____ RECORDED DATA
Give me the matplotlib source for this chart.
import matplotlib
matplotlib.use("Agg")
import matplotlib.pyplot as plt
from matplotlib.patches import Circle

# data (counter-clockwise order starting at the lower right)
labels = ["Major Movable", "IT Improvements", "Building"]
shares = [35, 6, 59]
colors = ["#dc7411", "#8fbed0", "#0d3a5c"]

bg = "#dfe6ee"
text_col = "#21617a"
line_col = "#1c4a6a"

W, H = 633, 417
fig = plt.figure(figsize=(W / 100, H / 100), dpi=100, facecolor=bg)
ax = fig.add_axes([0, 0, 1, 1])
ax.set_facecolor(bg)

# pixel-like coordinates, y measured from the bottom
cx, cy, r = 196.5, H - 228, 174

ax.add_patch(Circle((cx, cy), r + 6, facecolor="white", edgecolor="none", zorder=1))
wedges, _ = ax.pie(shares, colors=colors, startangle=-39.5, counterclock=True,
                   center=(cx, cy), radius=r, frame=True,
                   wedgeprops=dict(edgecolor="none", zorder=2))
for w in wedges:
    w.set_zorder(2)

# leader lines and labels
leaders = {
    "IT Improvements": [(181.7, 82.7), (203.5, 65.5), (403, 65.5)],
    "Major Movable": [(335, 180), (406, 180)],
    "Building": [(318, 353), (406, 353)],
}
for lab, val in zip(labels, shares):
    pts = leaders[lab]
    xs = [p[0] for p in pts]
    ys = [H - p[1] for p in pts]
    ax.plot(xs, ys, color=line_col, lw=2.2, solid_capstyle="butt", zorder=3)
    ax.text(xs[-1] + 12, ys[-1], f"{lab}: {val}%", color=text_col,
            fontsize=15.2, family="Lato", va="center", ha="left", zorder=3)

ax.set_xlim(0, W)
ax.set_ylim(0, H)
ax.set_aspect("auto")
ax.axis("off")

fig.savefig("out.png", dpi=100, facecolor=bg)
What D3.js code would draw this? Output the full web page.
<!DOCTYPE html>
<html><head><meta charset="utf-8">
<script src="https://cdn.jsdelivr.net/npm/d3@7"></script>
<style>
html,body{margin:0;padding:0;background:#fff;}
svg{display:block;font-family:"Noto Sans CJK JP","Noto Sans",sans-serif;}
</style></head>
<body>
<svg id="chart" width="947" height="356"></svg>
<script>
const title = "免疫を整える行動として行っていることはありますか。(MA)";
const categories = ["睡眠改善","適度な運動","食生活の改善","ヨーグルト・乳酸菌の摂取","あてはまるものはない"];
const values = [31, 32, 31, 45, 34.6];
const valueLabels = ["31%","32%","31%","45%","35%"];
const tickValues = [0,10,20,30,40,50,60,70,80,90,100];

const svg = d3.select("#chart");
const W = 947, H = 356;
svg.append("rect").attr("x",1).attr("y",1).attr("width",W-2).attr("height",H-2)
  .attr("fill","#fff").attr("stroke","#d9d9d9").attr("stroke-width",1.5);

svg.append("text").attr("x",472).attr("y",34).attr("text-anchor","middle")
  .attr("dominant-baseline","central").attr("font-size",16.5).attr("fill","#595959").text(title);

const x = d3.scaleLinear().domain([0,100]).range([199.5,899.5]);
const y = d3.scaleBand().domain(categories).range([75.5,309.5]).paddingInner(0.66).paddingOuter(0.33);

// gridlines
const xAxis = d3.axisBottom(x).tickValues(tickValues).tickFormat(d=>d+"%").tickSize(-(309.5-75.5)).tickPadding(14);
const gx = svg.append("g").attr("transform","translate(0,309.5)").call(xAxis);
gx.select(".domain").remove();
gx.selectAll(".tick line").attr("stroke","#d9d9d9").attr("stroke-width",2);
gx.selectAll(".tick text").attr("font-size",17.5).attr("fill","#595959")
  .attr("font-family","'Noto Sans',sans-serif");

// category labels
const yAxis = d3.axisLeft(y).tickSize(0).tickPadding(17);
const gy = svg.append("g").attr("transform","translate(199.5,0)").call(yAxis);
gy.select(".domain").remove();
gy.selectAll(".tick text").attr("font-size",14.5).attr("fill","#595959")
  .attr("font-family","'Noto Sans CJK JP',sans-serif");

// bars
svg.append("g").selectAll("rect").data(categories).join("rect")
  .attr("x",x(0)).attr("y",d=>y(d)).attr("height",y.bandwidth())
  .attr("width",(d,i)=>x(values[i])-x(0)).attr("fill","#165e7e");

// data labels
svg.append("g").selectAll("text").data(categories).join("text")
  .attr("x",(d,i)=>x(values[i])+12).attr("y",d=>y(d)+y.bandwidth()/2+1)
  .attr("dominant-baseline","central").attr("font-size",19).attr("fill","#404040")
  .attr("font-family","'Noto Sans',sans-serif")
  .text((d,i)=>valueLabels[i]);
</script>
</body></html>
________
:: REQUIREMENT ::
Begin at the top of the records above and quote each line exactly, ending with the line that contains "cx, cy, r = 196.5, H - 228, 174".

:: ANSWER BELOW ::
Give me the matplotlib source for this chart.
import matplotlib
matplotlib.use("Agg")
import matplotlib.pyplot as plt
from matplotlib.patches import Circle

# data (counter-clockwise order starting at the lower right)
labels = ["Major Movable", "IT Improvements", "Building"]
shares = [35, 6, 59]
colors = ["#dc7411", "#8fbed0", "#0d3a5c"]

bg = "#dfe6ee"
text_col = "#21617a"
line_col = "#1c4a6a"

W, H = 633, 417
fig = plt.figure(figsize=(W / 100, H / 100), dpi=100, facecolor=bg)
ax = fig.add_axes([0, 0, 1, 1])
ax.set_facecolor(bg)

# pixel-like coordinates, y measured from the bottom
cx, cy, r = 196.5, H - 228, 174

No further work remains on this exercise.